Setup: FOX F100 fork set very stiff. 32t front ring with a road cassette. Geax Saguaro White Collection 2.2 tires.


– The bike feels much stiffer and more responsive than even my new Stumpy. Duh — it’s a burly aluminum hardtail.

– The 32×22 gear was way too much for the steep, rocky tech sections. But I could stand and pull the gear everywhere else.

– The 21″ top tube and 50mm stem felt cramped on the tech uphills. If I could have pulled the gear, I would have been fine.

Smooth descending

– The top of Hall Ranch is super flowy, and the was unbelievably quick. The pump factor was off the hook.
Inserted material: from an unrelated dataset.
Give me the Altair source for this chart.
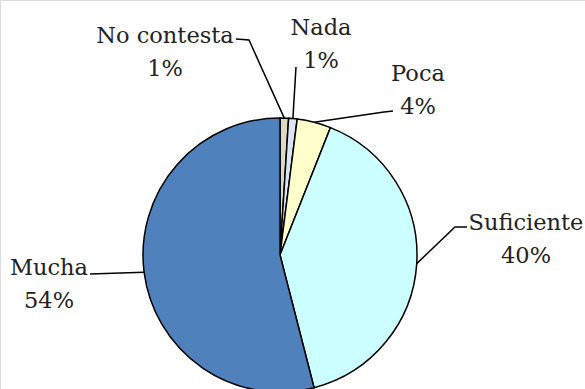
import math
import altair as alt
import pandas as pd

# ---- data ----
categories = ["No contesta", "Nada", "Poca", "Suficiente", "Mucha"]
values = [1, 1, 4, 40, 54]
colors = ["#DDD9C3", "#DCE6F2", "#FFFFCC", "#CCFFFF", "#4F81BD"]

# ---- layout (pixel space) ----
W, H = 585, 389
CX, CY, R = 280, 255, 137
FONT = "DejaVu Serif"
FS = 22.5

# label anchor (text centre x, baseline of first line y) and leader elbows
label_pos = {
    "No contesta": (165, 43),
    "Nada": (321, 35),
    "Poca": (418, 81),
    "Suficiente": (526, 230),
    "Mucha": (49, 275),
}
leader_elbows = {
    "No contesta": [(236, 39), (249, 40)],
    "Nada": [(296, 67)],
    "Poca": [(393, 111), (384, 112)],
    "Suficiente": [(467, 227), (455, 227)],
    "Mucha": [(90, 274)],
}
LINE_GAP = 33

total = sum(values)
pie_df = pd.DataFrame({"cat": categories, "val": values, "ord": list(range(len(values)))})

# leader lines: elbows then slice mid-point on the rim
rows = []
cum = 0
for c, v in zip(categories, values):
    mid = (cum + v / 2) / total * 2 * math.pi
    cum += v
    ax = CX + R * math.sin(mid)
    ay = CY - R * math.cos(mid)
    pts = leader_elbows[c] + [(ax, ay)]
    for i, (px, py) in enumerate(pts):
        rows.append({"cat": c, "i": i, "x": px, "y": py})
lead_df = pd.DataFrame(rows)

txt_rows = []
for c, v in zip(categories, values):
    lx, ly = label_pos[c]
    txt_rows.append({"t": c, "x": lx, "y": ly})
    txt_rows.append({"t": f"{round(v / total * 100)}%", "x": lx, "y": ly + LINE_GAP})
txt_df = pd.DataFrame(txt_rows)

xs = alt.Scale(domain=[0, W], range=[0, W])
ys = alt.Scale(domain=[0, H], range=[0, H])

pie = alt.Chart(pie_df).mark_arc(radius=R, stroke="black", strokeWidth=1.5).encode(
    theta=alt.Theta("val:Q", stack=True),
    order=alt.Order("ord:Q"),
    color=alt.Color("cat:N", scale=alt.Scale(domain=categories, range=colors), legend=None),
    x=alt.value(CX),
    y=alt.value(CY),
)

leaders = alt.Chart(lead_df).mark_line(color="black", strokeWidth=1.5).encode(
    x=alt.X("x:Q", scale=xs, axis=None),
    y=alt.Y("y:Q", scale=ys, axis=None),
    detail="cat:N",
    order="i:Q",
)

labels = alt.Chart(txt_df).mark_text(
    font=FONT, fontSize=FS, color="#222222", align="center", baseline="alphabetic"
).encode(
    x=alt.X("x:Q", scale=xs, axis=None),
    y=alt.Y("y:Q", scale=ys, axis=None),
    text="t:N",
)

chart = (
    alt.layer(pie, leaders, labels)
    .properties(width=W, height=H, padding=0, autosize=alt.AutoSizeParams(type="none"))
    .configure_view(stroke=None)
    .configure(background="white")
)

chart.save("out.html", embed_options={"renderer": "svg", "actions": False})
Every little backside was like, BRAAAP!!!

– The Geax tires were awesome (40 psi front, 45 psi rear). They rolled plenty fast, and they hooked up very well on the hardpack. One thing I noticed was a complete lack of side-knob squirm. Bonus: I didn’t flat.

Rocky descending

– Impressive. I rode all of my Enduro/Stumpjumper lines, and I’m here alive and writing.

– We were not really pinning it, so I can’t comment on full speed action, but at a moderate pace the bike was super fun. As long as my pump was on target, it was very smooth. The occasional CLANK!!! told me when my timing was off.

– One cool thing: The hardtail was fun at a much lower speed than I usually ride. That might be a good idea when the civilians are out.

Today’s pronouncement

If you want a solid, fun, versatile and affordable bike, a dirt jump hardtail is hard to beat. If you want to ride it everywhere, set it up like this:

– 100mm fork, or whichever fork the frame is made for. Don’t go any longer.

– A longish top tube. While a shorter TT feels great for pump/jump, a longer TT will feel better on a wider range of terrain. The new P.bikes have 22-inch top tubes. Pair the long TT with a short stem.

– All-around, durable tires.

– Either a dual ring, or a single ring with an 11-34 cassette. The road cassette is tough on real trail.

Very fun. Let the experiments continue!